A: You bring up a very critical point in your forehead concerns. The area to which you have shown the areas is not the bony forehead. That is the soft tissue temple area. That would be unaffected by a bony forehead augmentation and may well look somewhat more narrow as the bony forehead comes forward. (probably won’t change it very much if at all) To improve temporal fullness or width, that requires a temporal shell implant placed on top of the muscle to build up that area. (make it wider) It is common to not be aware that the width of the bony forehead stops at the anterior temporal line that runs above the corner of the eye back into the scalp. This is where building up the bony forehead stops. Beyond that line to the sides the contour is controlled by the temporalis muscle and deep fat pad.
Dr. Barry Eppley
Q: Dr. Eppley, I suffer from sever temporal wasting. It’s rather noticeable. I’ve heard fillers are recommended but are they for minor filling and not severe cases of hollowing of the temples? Can they really fill my temples?

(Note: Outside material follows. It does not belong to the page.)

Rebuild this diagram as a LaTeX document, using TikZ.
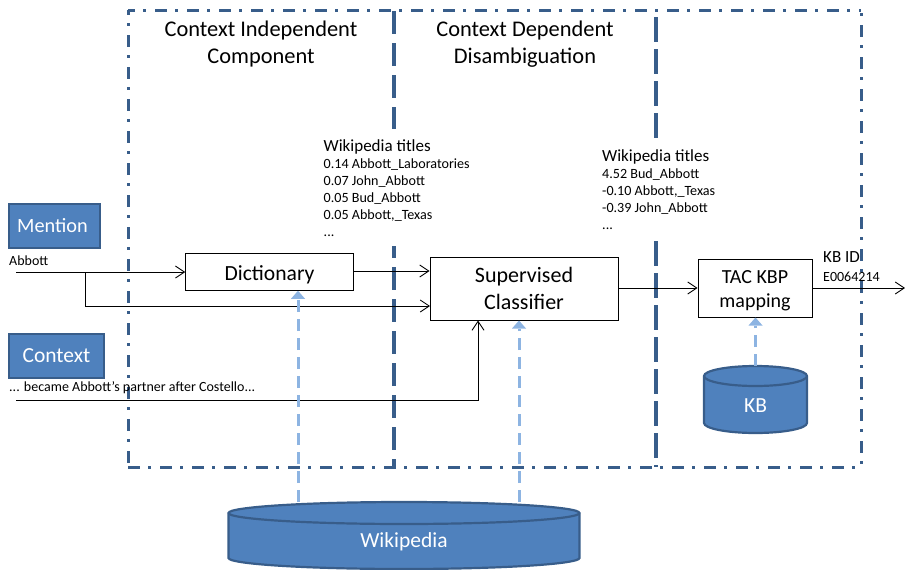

A: While injectable fillers or fat can be very good for more minor or moderate cases of temporal wasting, they have limitations in deeper temporal depressions. When it comes to more severe wasting of the temporal regions, fillers do not do a good job of augmentation as they take a fair amount of volume (high cost) and are temporary anyway. Fat injections are often a problem in severe temporal wasting as the patients may have little fat to harvest on the rest of their body. There is also the issue of what caused the fat wasting in the first place which can work against any transplanted fat survival.
Synthetic mplants as part of a more complete treatment strategy for temporal wasting can be more effective and also are permanent. Different-sized temporal implants are available to fulfill various volumetric needs.
Q: Dr. Eppley, do you think temporal implants is gonna have a positive change to my face? I want my upper face be wider than the lower part but I don’t want it to look fake or obvious. Lastly, can the temporal implants be fixed permanently so there is no risk of displacement?
A: I would have no concerns with temporal implants about looking fake or being too big. Conversely the issue is actually whether they do enough and satisfy your aesthetic desires. The implants are placed in pockets beneath the temporalis fascia so there is no need for fixation to prevent displacement as there is nowhere for them to go. They can not get outside of the pockets that are made to receive them.
Dr. Barry Eppley
Q: Dr. Eppley, I have narrow forehead and temporal area and I have wide jaw line. I want to get a wider upper face to equalize my wide lower face. Can temporal implants help me? Because of my deep set eyes, I am concerned that any such widening may make them look even deeper.
A: Based on the picture you sent, I can see the aesthetic value of temporal implants in terms of improving your desire for upper facial widening. Based on the size of the temporal implant, your temporal region can have varying degrees of increased convexity. I do not see how any widening in the temporal area will have any effect on the appearance of your eyes as they do not affect the prominent of the lateral orbital rim, one of the circumferential bones around the eye. As long as you do not increase the brow prominence, you will not deepen the eye area.